Le particelle di COVID-19 potrebbero sfruttare una proteina presente nei globuli rossi per diffondersi attraverso il corpo, oltre il sistema respiratorio. Questo è quanto emerge da uno studio condotto da ricercatori dell’Istituto Pasteur di Montevideo, dell’Università della Repubblica e dell’Università di Buenos Aires, pubblicato sulla rivista «Cell Death and Disease». La ricerca sottolinea la capacità del virus di raggiungere tessuti e organi lontani attraverso il sangue, contribuendo ai casi gravi e multisistemici della malattia. Il virologo Gonzalo Moratorio, coautore dello studio, afferma che questa scoperta apre la strada a nuovi trattamenti terapeutici per i pazienti avanzati colpiti dal coronavirus Sars-CoV-2.
Il team ha esaminato un coronavirus murino, che infetta naturalmente i topi e colpisce il fegato. Moratorio ha spiegato che la scoperta dell’associazione tra le particelle virali e i globuli rossi è stata un primo segnale per comprendere come il virus possa spostarsi tra diversi tessuti e cellule, causando frequenti insuccessi negli organi. I risultati sono stati confrontati con dati di autopsie umane per identificare possibili somiglianze.

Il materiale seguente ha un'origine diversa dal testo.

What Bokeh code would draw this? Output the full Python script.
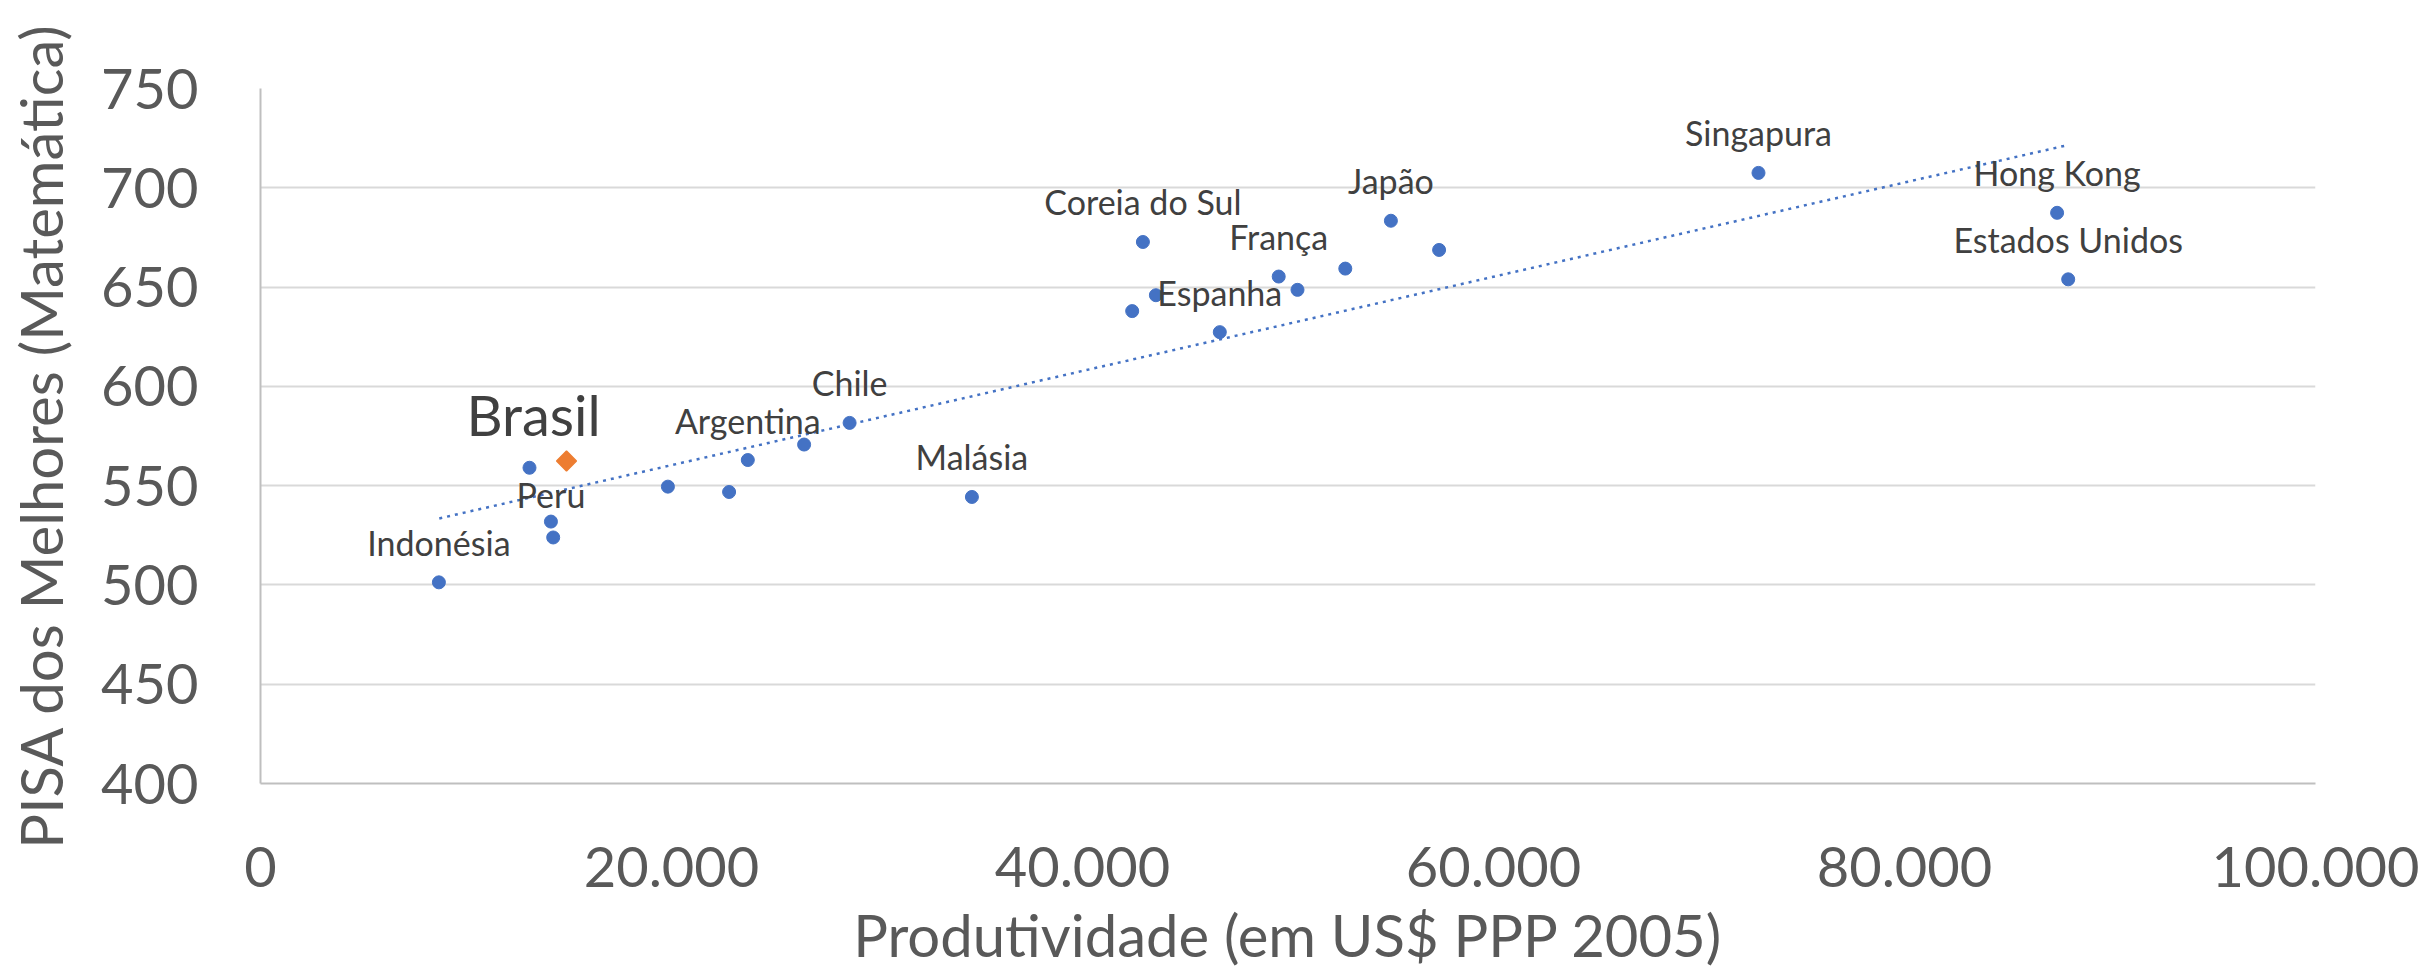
from bokeh.plotting import figure
from bokeh.models import Range1d, FixedTicker, ColumnDataSource
from bokeh.core.properties import value
from bokeh.embed import file_html
from bokeh.resources import INLINE

# ---- data ----
prod = [8681, 13090, 14133, 14243, 19825, 22803, 23713, 26453, 28667, 34618,
        42418, 42939, 43572, 46681, 49548, 50462, 52788, 55007, 57353, 72895,
        87426, 87966]
pisa = [501.3, 559.0, 531.9, 523.9, 549.5, 546.8, 562.9, 570.7, 581.6, 544.3,
        637.9, 672.7, 645.9, 627.3, 655.3, 648.6, 659.3, 683.4, 668.7, 707.5,
        687.4, 653.9]
names = ["Indonésia", "", "Peru", "", "", "", "Argentina", "", "Chile", "Malásia",
         "", "Coreia do Sul", "", "Espanha", "França", "", "", "Japão", "", "Singapura",
         "Hong Kong", "Estados Unidos"]

brasil_x = [14891]
brasil_y = [562.4]
brasil_name = ["Brasil"]

trend_x = [8700, 87900]
trend_y = [533.5, 721.4]

y_ticks = [400, 450, 500, 550, 600, 650, 700, 750]
x_ticks = [0, 20000, 40000, 60000, 80000, 100000]
x_tick_labels = ["0", "20.000", "40.000", "60.000", "80.000", "100.000"]

FONT = "Lato"
BLUE = "#4472C4"
ORANGE = "#ED7D31"

# label placement (layout only): default pixel offset above the point,
# with a smaller offset for the label squeezed near the trend line
DEFAULT_DY = -40
SPECIAL_DY = {"Peru": -27}

p = figure(width=2428, height=971, output_backend="svg", toolbar_location=None,
           x_range=Range1d(0, 100000), y_range=Range1d(400, 750),
           min_border_left=260, min_border_right=113, min_border_top=88,
           min_border_bottom=186)
p.outline_line_color = None
p.background_fill_color = "white"
p.border_fill_color = "white"

p.xgrid.visible = False
p.ygrid.grid_line_color = "#D9D9D9"
p.ygrid.grid_line_width = 2

p.yaxis.ticker = FixedTicker(ticks=y_ticks)
p.xaxis.ticker = FixedTicker(ticks=x_ticks)
p.xaxis.major_label_overrides = {t: l for t, l in zip(x_ticks, x_tick_labels)}

for ax in (p.xaxis, p.yaxis):
    ax.axis_line_color = "#BFBFBF"
    ax.axis_line_width = 2
    ax.major_tick_line_color = None
    ax.minor_tick_line_color = None
    ax.major_tick_out = 0
    ax.major_tick_in = 0
    ax.major_label_text_font = FONT
    ax.major_label_text_font_size = "56px"
    ax.major_label_text_color = "#595959"
    ax.axis_label_text_font = FONT
    ax.axis_label_text_font_size = "58px"
    ax.axis_label_text_color = "#595959"
    ax.axis_label_text_font_style = "normal"

p.xaxis.axis_label = "Produtividade (em US$ PPP 2005)"
p.yaxis.axis_label = "PISA dos Melhores (Matemática)"
p.xaxis.major_label_standoff = 63
p.xaxis.axis_label_standoff = 10
p.yaxis.major_label_standoff = 62
p.yaxis.axis_label_standoff = 23

src = ColumnDataSource(dict(x=prod, y=pisa))
p.line(trend_x, trend_y, line_color=BLUE, line_width=2.5, line_dash="3 5")
p.scatter("x", "y", source=src, size=13, marker="circle", fill_color=BLUE, line_color=BLUE)

bsrc = ColumnDataSource(dict(x=brasil_x, y=brasil_y, name=brasil_name))
p.scatter("x", "y", source=bsrc, size=14, marker="square", angle=0.785398,
          fill_color=ORANGE, line_color=ORANGE, line_width=1.5)

# data labels, grouped by their offset
groups = {}
for xv, yv, nm in zip(prod, pisa, names):
    if nm:
        dy = SPECIAL_DY.get(nm, DEFAULT_DY)
        g = groups.setdefault(dy, dict(x=[], y=[], name=[]))
        g["x"].append(xv); g["y"].append(yv); g["name"].append(nm)
for dy, g in groups.items():
    p.text("x", "y", text="name", source=ColumnDataSource(g), y_offset=dy,
           text_align="center", text_baseline="alphabetic", text_font=value(FONT),
           text_font_size="34px", text_color="#404040")

p.text("x", "y", text="name", source=bsrc, x_offset=-33, y_offset=-47,
       text_align="center", text_baseline="alphabetic", text_font=value(FONT),
       text_font_size="56px", text_color="#404040")

open("out.html", "w").write(file_html(p, INLINE))
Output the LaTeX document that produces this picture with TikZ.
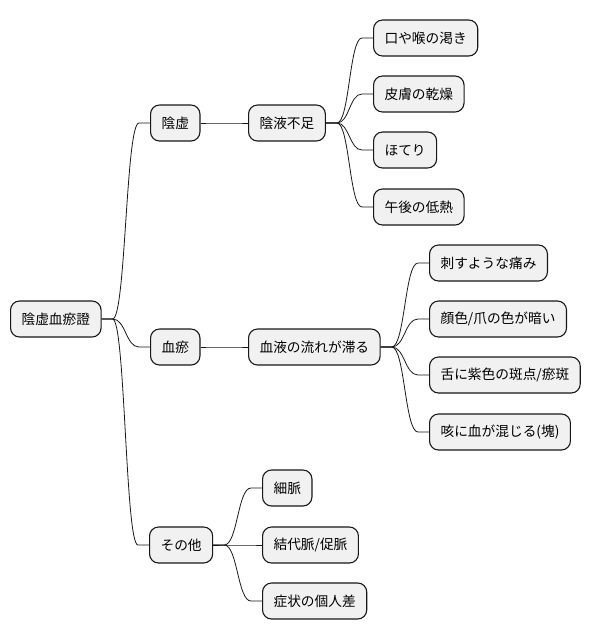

È emersa la presenza della proteina spike, bersaglio dei vaccini, nel virus murino, il quale si lega preferenzialmente alle emoproteine, responsabili del trasporto dell’ossigeno. Questo legame potrebbe facilitare la diffusione della malattia, permettendo al virus di invadere sistematicamente il corpo.
Gli scienziati suggeriscono che mirando il trattamento direttamente alle emoproteine, si potrebbe ridurre la gravità della malattia. Questi risultati propongono un cambiamento significativo nell’approccio terapeutico, spostando l’attenzione dalla semplice alleviazione dei sintomi alla mitigazione della diffusione del virus. Moratorio evidenzia che meccanismi simili possono essere replicati in altre infezioni, suggerendo l’importanza di considerare questi percorsi come possibili modalità di diffusione da parte di vari patogeni.
Inoltre, Moratorio è stato scelto come uno dei 16 leader globali per il programma World Fellows all’Università di Yale, dove ha presentato le sue ricerche, evidenziando il contributo dell’America Latina alla conoscenza globale. Sottolinea anche l’importanza di dare opportunità ai giovani scienziati della regione, dimostrando che è possibile fare scienza con un impatto globale anche con risorse limitate in Uruguay.]